For this reason, my analog computer project (next) declined the use of 741s, in favour of some OP07 amplifiers, which I had to desolder from an earlier project. The results were better than I could have imagined.

Op Amps work by using carefully constructed DC amplifier circuits nowadays. For extreme accuracy, it is possible to purchase chopper stabilised op amps. These use a separate AC and DC channel. The input voltage is chopped to form an AC voltage, then amplified, then demodulated to DC in order to provide an error voltage to stabilise the DC amplifier. Fiendishly complicated, I'm sure you'll agree.

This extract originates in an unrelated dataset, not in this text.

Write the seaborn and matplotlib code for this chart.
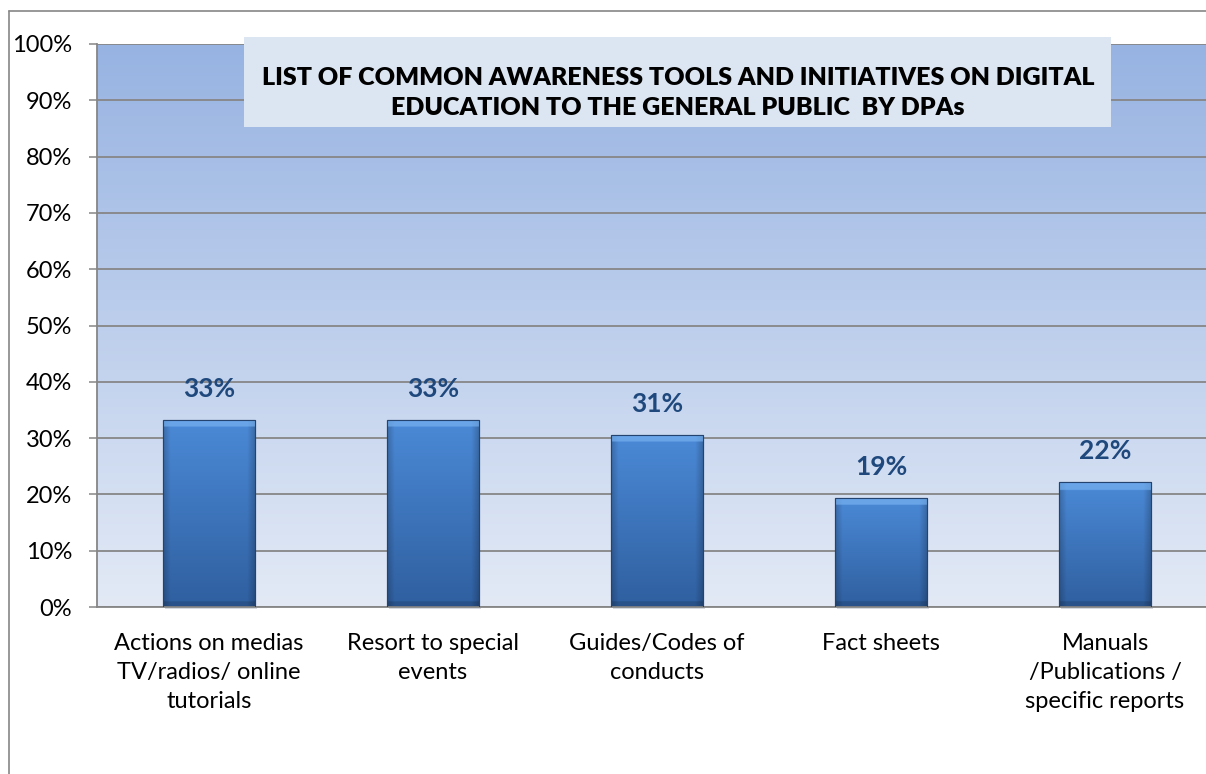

The Datel AM-490-2A (pictured) is a chopper stabilised op-amp of the 1980s era. With an open loop gain of $5\times 10^8$ it would have made a pretty good integrator. The input offset drift is just about nothing, and it had an input impedance of 100 Meg.Almost the "ideal" amplifier, it cost a fortune. I was going to use it, but OP07s became available, which were good enough for what I wanted at a fraction of the price. Also pictured is a valve-type strain gauge amplifier using a chopper. More modern (and cheaply available) chopper stabilised amps such as the LT1150 and ICL7650/2/3 are to be found ain RS Electronics catalogue. One thing to beware of is noise generated by the chopper circuitry.

### In Summary

The above is a very short introduction to op-amps, so you can play with them without injuring yourself. You can use them for all sorts of projects - to make oscillators, headphone amps, there are even some you can use in radio circuits as mixers and i.f. amps. There are hundreds of different types, each with a specific niche. Download a few datasheets and you will see many applications. Maybe they can be used in an experimental homodyne receiver, perhaps with no inductors. There's a thought.

Tektronix Chopper Stabilised Valve Amp

I didn't mention comparators -close cousin to op amps because they won't be used in the analog computer described next. Comparators normally have a logical voltage output and are used to compare the dc voltage on the positive and negative pins.